In a report entitled “Duty and Diversity,” Chris Brummer, a professor at Georgetown University Law Center, and Leo E. Strine, Jr., former chief justice of the Delaware Supreme Court, expanded the research on board diversity to include racial and ethnic diversity. They determined that the case for diversity on corporate boards makes strong business sense based on empirical data and the literature of organizational psychology. Brummer and Strine specifically mention a study by The Carlyle Group, which observed that portfolio companies with two or more directors who identified as Black, Hispanic, Asian, or women experienced average earnings growth of 12.3 percent over the previous three years, while portfolio companies with no diverse directors experienced an average of only 0.5 percent earnings growth. Other financial services firms such as McKinsey, Citi, and Deloitte reported similar results when analyzing the profitability, competitive strength, and work culture of their clients who had ethnically diverse boards. Brummer and Strine found that research in the field of corporate organizational theory suggests that diversity has a positive impact on risk mitigation and strategic long-term thinking. These benefits stem from the diverse lived experiences that women and people of color, in particular, bring to the table.

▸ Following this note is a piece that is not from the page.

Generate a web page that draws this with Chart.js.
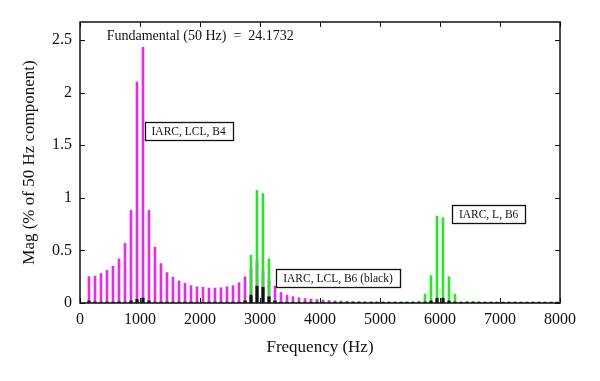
<!DOCTYPE html>
<html>
<head>
<meta charset="utf-8">
<script src="https://cdn.jsdelivr.net/npm/chart.js@4.4.0/dist/chart.umd.min.js"></script>
<style>
  html, body { margin: 0; padding: 0; background: #fff; }
  #grafico { display: block; }
</style>
</head>
<body>
<canvas id="grafico" width="600" height="381"></canvas>
<script>
// harmonicas impares (Hz)
var freqHz = [150, 250, 350, 450, 550, 650, 750, 850, 950, 1050,
  1150, 1250, 1350, 1450, 1550, 1650, 1750, 1850, 1950, 2050,
  2150, 2250, 2350, 2450, 2550, 2650, 2750, 2850, 2950, 3050,
  3150, 3250, 3350, 3450, 3550, 3650, 3750, 3850, 3950, 4050,
  4150, 4250, 4350, 4450, 4550, 4650, 4750, 4850, 4950, 5050,
  5150, 5250, 5350, 5450, 5550, 5650, 5750, 5850, 5950, 6050,
  6150, 6250, 6350, 6450, 6550, 6650, 6750, 6850, 6950, 7050,
  7150, 7250, 7350, 7450, 7550, 7650, 7750, 7850, 7950];

// IARC, LCL, B4 (magenta)
var magB4 = [0.25, 0.256, 0.28, 0.31, 0.35, 0.42, 0.566, 0.88, 2.10, 2.43,
  0.88, 0.53, 0.375, 0.29, 0.245, 0.21, 0.187, 0.165, 0.155, 0.15,
  0.142, 0.142, 0.145, 0.155, 0.165, 0.193, 0.25, 0.33, 0.4, 0.3,
  0.22, 0.16, 0.1, 0.075, 0.06, 0.05, 0.042, 0.037, 0.033, 0.028,
  0.024, 0.02, 0.018, 0.015, 0.012, 0.01, 0.009, 0.008, 0.007, 0,
  0, 0, 0, 0, 0, 0, 0, 0, 0, 0,
  0, 0, 0, 0, 0, 0, 0, 0, 0, 0,
  0, 0, 0, 0, 0, 0, 0, 0, 0];

// IARC, L, B6 (verde)
var magLB6 = [0.008, 0.008, 0.008, 0.008, 0.008, 0.008, 0.008, 0.008, 0.008, 0.008,
  0.008, 0.008, 0.008, 0.008, 0.008, 0.008, 0.008, 0.008, 0.008, 0.008,
  0.008, 0.008, 0.008, 0.008, 0.008, 0.01, 0.02, 0.455, 1.07, 1.04,
  0.42, 0.03, 0.01, 0.01, 0.01, 0.01, 0.01, 0.01, 0.01, 0.01,
  0.01, 0.01, 0.01, 0.01, 0.01, 0.01, 0.01, 0.01, 0.01, 0.01,
  0.01, 0.01, 0.01, 0.01, 0.012, 0.015, 0.085, 0.26, 0.825, 0.81,
  0.25, 0.083, 0.01, 0.015, 0.015, 0.012, 0.008, 0.008, 0.008, 0.008,
  0.008, 0.008, 0.008, 0.008, 0.008, 0.008, 0.008, 0.008, 0.008];

// IARC, LCL, B6 (preto)
var magLCLB6 = [0.02, 0.01, 0.008, 0.01, 0.008, 0.01, 0.008, 0.02, 0.035, 0.047,
  0.02, 0.008, 0.008, 0.008, 0.008, 0.008, 0.008, 0.008, 0.008, 0.008,
  0.008, 0.008, 0.008, 0.008, 0.008, 0.008, 0.02, 0.075, 0.16, 0.15,
  0.06, 0.02, 0.008, 0.008, 0.008, 0.008, 0.008, 0.008, 0.008, 0.008,
  0.008, 0.008, 0.008, 0.008, 0.008, 0.008, 0.008, 0.008, 0.008, 0.008,
  0.008, 0.008, 0.008, 0.008, 0.008, 0.008, 0.01, 0.02, 0.045, 0.045,
  0.02, 0.01, 0.008, 0.008, 0.008, 0.008, 0.008, 0.008, 0.008, 0.008,
  0.008, 0.008, 0.008, 0.008, 0.008, 0.008, 0.008, 0.008, 0.008];

// textos das caixas: [texto, Hz do centro, valor do centro]
var caixas = [
  ["IARC, LCL, B4", 1810, 1.63],
  ["IARC, LCL, B6 (black)", 4300, 0.234],
  ["IARC, L, B6", 6810, 0.846]
];
var textoFundamental = "Fundamental (50 Hz)  =  24.1732";

var fonte = "'Liberation Serif', 'DejaVu Serif', serif";

function pontos(valores) {
  return freqHz.map(function (f, i) { return { x: f, y: valores[i] }; });
}

var molduraPlugin = {
  id: "moldura",
  afterDraw: function (chart) {
    var ctx = chart.ctx;
    var a = chart.chartArea;
    var sx = chart.scales.x;
    var sy = chart.scales.y;
    ctx.save();
    ctx.strokeStyle = "#111";
    ctx.lineWidth = 1.5;
    ctx.strokeRect(a.left, a.top, a.right - a.left, a.bottom - a.top);
    ctx.lineWidth = 1;
    ctx.beginPath();
    sx.ticks.forEach(function (t) {
      var px = Math.round(sx.getPixelForValue(t.value)) + 0.5;
      ctx.moveTo(px, a.bottom); ctx.lineTo(px, a.bottom - 5);
      ctx.moveTo(px, a.top); ctx.lineTo(px, a.top + 5);
    });
    sy.ticks.forEach(function (t) {
      var py = Math.round(sy.getPixelForValue(t.value)) + 0.5;
      ctx.moveTo(a.left, py); ctx.lineTo(a.left + 5, py);
      ctx.moveTo(a.right, py); ctx.lineTo(a.right - 5, py);
    });
    ctx.stroke();

    // texto do fundamental
    ctx.fillStyle = "#111";
    ctx.font = "14px " + fonte;
    ctx.textAlign = "left";
    ctx.textBaseline = "middle";
    ctx.fillText(textoFundamental, sx.getPixelForValue(445), sy.getPixelForValue(2.53));

    // caixas
    ctx.font = "11.5px " + fonte;
    ctx.textAlign = "center";
    caixas.forEach(function (c) {
      var cx = sx.getPixelForValue(c[1]);
      var cy = sy.getPixelForValue(c[2]);
      var w = ctx.measureText(c[0]).width + 14;
      var h = 18;
      ctx.fillStyle = "#fff";
      ctx.fillRect(cx - w / 2, cy - h / 2, w, h);
      ctx.lineWidth = 1.3;
      ctx.strokeStyle = "#111";
      ctx.strokeRect(Math.round(cx - w / 2) + 0.5, Math.round(cy - h / 2) + 0.5, Math.round(w), h);
      ctx.fillStyle = "#111";
      ctx.fillText(c[0], cx, cy + 1);
    });
    ctx.restore();
  }
};

var config = {
  type: "bar",
  data: {
    datasets: [
      {
        label: "IARC, LCL, B6",
        data: pontos(magLCLB6),
        backgroundColor: "#111111",
        barThickness: 2.5,
        grouped: false,
        order: 0
      },
      {
        label: "IARC, L, B6",
        data: pontos(magLB6),
        backgroundColor: "#30e030",
        barThickness: 2,
        grouped: false,
        order: 1
      },
      {
        label: "IARC, LCL, B4",
        data: pontos(magB4),
        backgroundColor: "#e030e0",
        barThickness: 2,
        grouped: false,
        order: 2
      }
    ]
  },
  options: {
    responsive: false,
    animation: false,
    devicePixelRatio: 1,
    layout: { padding: { top: 22, right: 40, left: 0, bottom: 0 } },
    plugins: {
      legend: { display: false },
      tooltip: { enabled: false }
    },
    scales: {
      x: {
        type: "linear",
        min: 0,
        max: 8000,
        offset: false,
        grid: { display: false, drawTicks: false },
        border: { display: false },
        ticks: {
          stepSize: 1000,
          padding: 7,
          maxRotation: 0,
          color: "#111",
          font: { family: fonte, size: 16 },
          callback: function (v) { return String(v); }
        },
        title: {
          display: true,
          text: "Frequency (Hz)",
          color: "#111",
          font: { family: fonte, size: 17 },
          padding: { top: 0, bottom: 23 }
        },
        afterFit: function (scale) { scale.height = 78; }
      },
      y: {
        min: 0,
        max: 2.67,
        grid: { display: false, drawTicks: false },
        border: { display: false },
        ticks: {
          stepSize: 0.5,
          includeBounds: false,
          padding: 8,
          color: "#111",
          font: { family: fonte, size: 16 },
          callback: function (v) { return String(v); }
        },
        title: {
          display: true,
          text: "Mag (% of 50 Hz component)",
          color: "#111",
          font: { family: fonte, size: 17 },
          padding: { top: 19, bottom: 0 }
        },
        afterFit: function (scale) { scale.width = 80; }
      }
    }
  },
  plugins: [molduraPlugin]
};

var grafico = new Chart(document.getElementById("grafico"), config);
</script>
</body>
</html>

Although less empirical research exists for the LGBTQ community, at least one study has shown that U.S. laws prohibiting discrimination in the workplace based on sexual orientation and gender identity spur workforce innovation and lead to higher company performance. Increased focus on diversity and inclusion in recent years is leading to more research in this important area. Ultimately, other disadvantaged groups, such as people with disabilities and veterans, should be included in board diversity-building efforts.